**Requirement:** Pictures stay out; everything else in the records below is copied exactly.

##### Listing #####

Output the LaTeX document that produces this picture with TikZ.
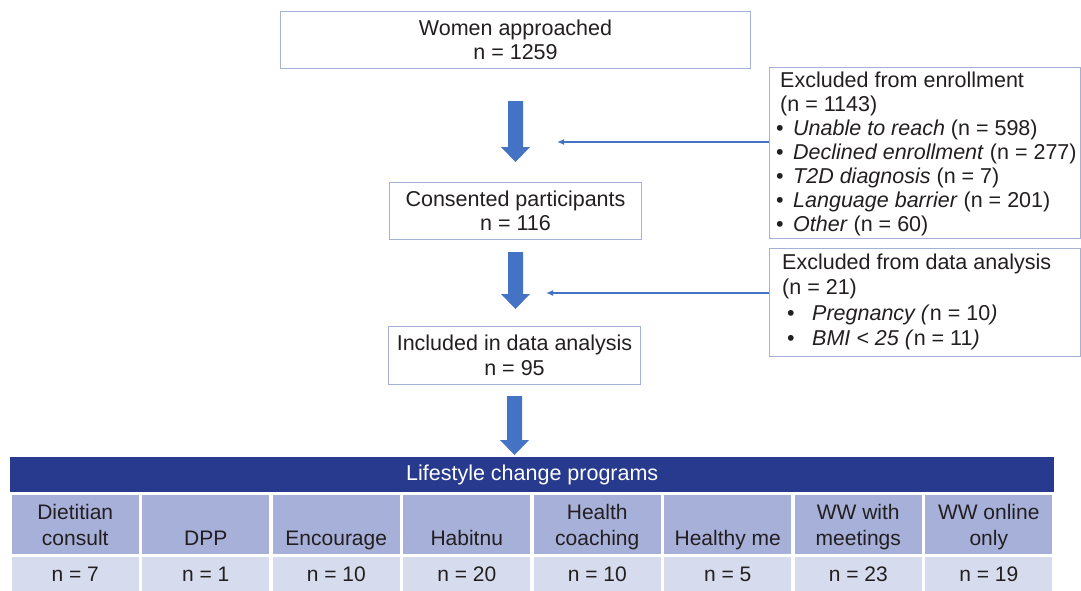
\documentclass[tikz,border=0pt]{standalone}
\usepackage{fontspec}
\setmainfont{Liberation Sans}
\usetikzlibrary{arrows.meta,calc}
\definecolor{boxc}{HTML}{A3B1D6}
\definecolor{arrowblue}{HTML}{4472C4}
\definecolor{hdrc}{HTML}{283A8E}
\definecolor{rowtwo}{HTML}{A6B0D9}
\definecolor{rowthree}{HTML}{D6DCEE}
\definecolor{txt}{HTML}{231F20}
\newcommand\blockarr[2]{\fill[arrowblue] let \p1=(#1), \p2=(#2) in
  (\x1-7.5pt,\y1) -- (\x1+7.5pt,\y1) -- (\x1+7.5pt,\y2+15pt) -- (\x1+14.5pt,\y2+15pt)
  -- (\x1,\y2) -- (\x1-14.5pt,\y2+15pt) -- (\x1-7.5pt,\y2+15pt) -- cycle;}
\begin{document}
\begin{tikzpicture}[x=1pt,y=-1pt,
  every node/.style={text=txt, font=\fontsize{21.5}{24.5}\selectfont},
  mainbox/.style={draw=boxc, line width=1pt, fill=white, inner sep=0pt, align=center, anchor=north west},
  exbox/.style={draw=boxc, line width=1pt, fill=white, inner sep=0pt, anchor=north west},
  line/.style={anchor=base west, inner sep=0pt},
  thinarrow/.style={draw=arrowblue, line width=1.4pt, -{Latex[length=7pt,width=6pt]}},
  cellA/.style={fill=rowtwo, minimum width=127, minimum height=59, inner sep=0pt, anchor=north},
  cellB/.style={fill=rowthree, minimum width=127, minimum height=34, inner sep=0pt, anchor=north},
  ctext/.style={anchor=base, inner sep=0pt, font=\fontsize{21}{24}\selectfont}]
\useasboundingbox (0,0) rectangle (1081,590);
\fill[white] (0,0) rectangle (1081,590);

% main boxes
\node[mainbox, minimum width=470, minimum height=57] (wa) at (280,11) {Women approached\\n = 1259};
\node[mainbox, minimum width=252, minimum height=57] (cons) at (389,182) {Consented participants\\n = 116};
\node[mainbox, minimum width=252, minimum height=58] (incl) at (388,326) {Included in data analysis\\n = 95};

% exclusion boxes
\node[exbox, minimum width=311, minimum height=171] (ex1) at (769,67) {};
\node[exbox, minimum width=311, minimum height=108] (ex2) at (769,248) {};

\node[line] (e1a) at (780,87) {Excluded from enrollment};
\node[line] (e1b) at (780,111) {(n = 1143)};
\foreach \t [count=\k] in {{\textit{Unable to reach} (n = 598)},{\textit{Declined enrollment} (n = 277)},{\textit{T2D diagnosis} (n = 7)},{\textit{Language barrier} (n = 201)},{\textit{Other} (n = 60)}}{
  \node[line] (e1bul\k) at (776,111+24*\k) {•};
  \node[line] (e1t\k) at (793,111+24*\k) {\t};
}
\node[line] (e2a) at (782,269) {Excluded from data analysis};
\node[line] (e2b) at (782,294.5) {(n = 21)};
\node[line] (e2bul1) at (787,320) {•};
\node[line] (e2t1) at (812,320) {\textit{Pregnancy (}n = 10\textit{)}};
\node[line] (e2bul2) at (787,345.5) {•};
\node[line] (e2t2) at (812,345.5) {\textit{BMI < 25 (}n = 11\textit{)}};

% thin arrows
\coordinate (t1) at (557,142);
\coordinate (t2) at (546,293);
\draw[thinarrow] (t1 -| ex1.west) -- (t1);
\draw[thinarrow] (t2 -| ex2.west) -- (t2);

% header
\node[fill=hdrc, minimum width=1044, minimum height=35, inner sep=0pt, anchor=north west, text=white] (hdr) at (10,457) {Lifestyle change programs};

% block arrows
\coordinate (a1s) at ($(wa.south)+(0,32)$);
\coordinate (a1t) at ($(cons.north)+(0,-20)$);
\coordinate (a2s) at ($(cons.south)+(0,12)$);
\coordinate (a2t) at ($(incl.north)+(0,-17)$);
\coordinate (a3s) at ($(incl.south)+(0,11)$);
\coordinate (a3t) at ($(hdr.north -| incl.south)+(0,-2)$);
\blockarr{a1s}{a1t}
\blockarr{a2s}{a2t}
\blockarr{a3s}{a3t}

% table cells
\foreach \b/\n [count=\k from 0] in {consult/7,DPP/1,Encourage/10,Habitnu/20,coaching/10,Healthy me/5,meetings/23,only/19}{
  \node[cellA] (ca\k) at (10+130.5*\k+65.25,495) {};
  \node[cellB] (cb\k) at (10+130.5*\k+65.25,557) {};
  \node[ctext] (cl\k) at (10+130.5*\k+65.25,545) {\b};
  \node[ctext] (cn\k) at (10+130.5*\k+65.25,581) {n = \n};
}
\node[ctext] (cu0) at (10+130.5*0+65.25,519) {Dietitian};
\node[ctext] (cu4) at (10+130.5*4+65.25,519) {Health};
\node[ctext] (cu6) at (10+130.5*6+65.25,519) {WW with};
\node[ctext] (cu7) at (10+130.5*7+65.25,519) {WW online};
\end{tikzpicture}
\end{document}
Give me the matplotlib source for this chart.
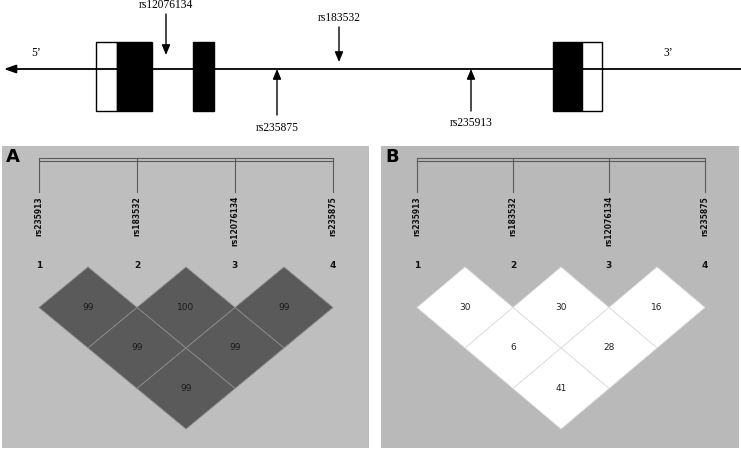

#####

**Problem solution:**
Output the LaTeX document that produces this picture with TikZ.
\documentclass[tikz,border=0pt]{standalone}
\usepackage{fontspec}
\setmainfont{Liberation Sans}
\usetikzlibrary{arrows.meta,calc}
\definecolor{boxc}{HTML}{A3B1D6}
\definecolor{arrowblue}{HTML}{4472C4}
\definecolor{hdrc}{HTML}{283A8E}
\definecolor{rowtwo}{HTML}{A6B0D9}
\definecolor{rowthree}{HTML}{D6DCEE}
\definecolor{txt}{HTML}{231F20}
\newcommand\blockarr[2]{\fill[arrowblue] let \p1=(#1), \p2=(#2) in
  (\x1-7.5pt,\y1) -- (\x1+7.5pt,\y1) -- (\x1+7.5pt,\y2+15pt) -- (\x1+14.5pt,\y2+15pt)
  -- (\x1,\y2) -- (\x1-14.5pt,\y2+15pt) -- (\x1-7.5pt,\y2+15pt) -- cycle;}
\begin{document}
\begin{tikzpicture}[x=1pt,y=-1pt,
  every node/.style={text=txt, font=\fontsize{21.5}{24.5}\selectfont},
  mainbox/.style={draw=boxc, line width=1pt, fill=white, inner sep=0pt, align=center, anchor=north west},
  exbox/.style={draw=boxc, line width=1pt, fill=white, inner sep=0pt, anchor=north west},
  line/.style={anchor=base west, inner sep=0pt},
  thinarrow/.style={draw=arrowblue, line width=1.4pt, -{Latex[length=7pt,width=6pt]}},
  cellA/.style={fill=rowtwo, minimum width=127, minimum height=59, inner sep=0pt, anchor=north},
  cellB/.style={fill=rowthree, minimum width=127, minimum height=34, inner sep=0pt, anchor=north},
  ctext/.style={anchor=base, inner sep=0pt, font=\fontsize{21}{24}\selectfont}]
\useasboundingbox (0,0) rectangle (1081,590);
\fill[white] (0,0) rectangle (1081,590);

% main boxes
\node[mainbox, minimum width=470, minimum height=57] (wa) at (280,11) {Women approached\\n = 1259};
\node[mainbox, minimum width=252, minimum height=57] (cons) at (389,182) {Consented participants\\n = 116};
\node[mainbox, minimum width=252, minimum height=58] (incl) at (388,326) {Included in data analysis\\n = 95};

% exclusion boxes
\node[exbox, minimum width=311, minimum height=171] (ex1) at (769,67) {};
\node[exbox, minimum width=311, minimum height=108] (ex2) at (769,248) {};

\node[line] (e1a) at (780,87) {Excluded from enrollment};
\node[line] (e1b) at (780,111) {(n = 1143)};
\foreach \t [count=\k] in {{\textit{Unable to reach} (n = 598)},{\textit{Declined enrollment} (n = 277)},{\textit{T2D diagnosis} (n = 7)},{\textit{Language barrier} (n = 201)},{\textit{Other} (n = 60)}}{
  \node[line] (e1bul\k) at (776,111+24*\k) {•};
  \node[line] (e1t\k) at (793,111+24*\k) {\t};
}
\node[line] (e2a) at (782,269) {Excluded from data analysis};
\node[line] (e2b) at (782,294.5) {(n = 21)};
\node[line] (e2bul1) at (787,320) {•};
\node[line] (e2t1) at (812,320) {\textit{Pregnancy (}n = 10\textit{)}};
\node[line] (e2bul2) at (787,345.5) {•};
\node[line] (e2t2) at (812,345.5) {\textit{BMI < 25 (}n = 11\textit{)}};

% thin arrows
\coordinate (t1) at (557,142);
\coordinate (t2) at (546,293);
\draw[thinarrow] (t1 -| ex1.west) -- (t1);
\draw[thinarrow] (t2 -| ex2.west) -- (t2);

% header
\node[fill=hdrc, minimum width=1044, minimum height=35, inner sep=0pt, anchor=north west, text=white] (hdr) at (10,457) {Lifestyle change programs};

% block arrows
\coordinate (a1s) at ($(wa.south)+(0,32)$);
\coordinate (a1t) at ($(cons.north)+(0,-20)$);
\coordinate (a2s) at ($(cons.south)+(0,12)$);
\coordinate (a2t) at ($(incl.north)+(0,-17)$);
\coordinate (a3s) at ($(incl.south)+(0,11)$);
\coordinate (a3t) at ($(hdr.north -| incl.south)+(0,-2)$);
\blockarr{a1s}{a1t}
\blockarr{a2s}{a2t}
\blockarr{a3s}{a3t}

% table cells
\foreach \b/\n [count=\k from 0] in {consult/7,DPP/1,Encourage/10,Habitnu/20,coaching/10,Healthy me/5,meetings/23,only/19}{
  \node[cellA] (ca\k) at (10+130.5*\k+65.25,495) {};
  \node[cellB] (cb\k) at (10+130.5*\k+65.25,557) {};
  \node[ctext] (cl\k) at (10+130.5*\k+65.25,545) {\b};
  \node[ctext] (cn\k) at (10+130.5*\k+65.25,581) {n = \n};
}
\node[ctext] (cu0) at (10+130.5*0+65.25,519) {Dietitian};
\node[ctext] (cu4) at (10+130.5*4+65.25,519) {Health};
\node[ctext] (cu6) at (10+130.5*6+65.25,519) {WW with};
\node[ctext] (cu7) at (10+130.5*7+65.25,519) {WW online};
\end{tikzpicture}
\end{document}
Give me the matplotlib source for this chart.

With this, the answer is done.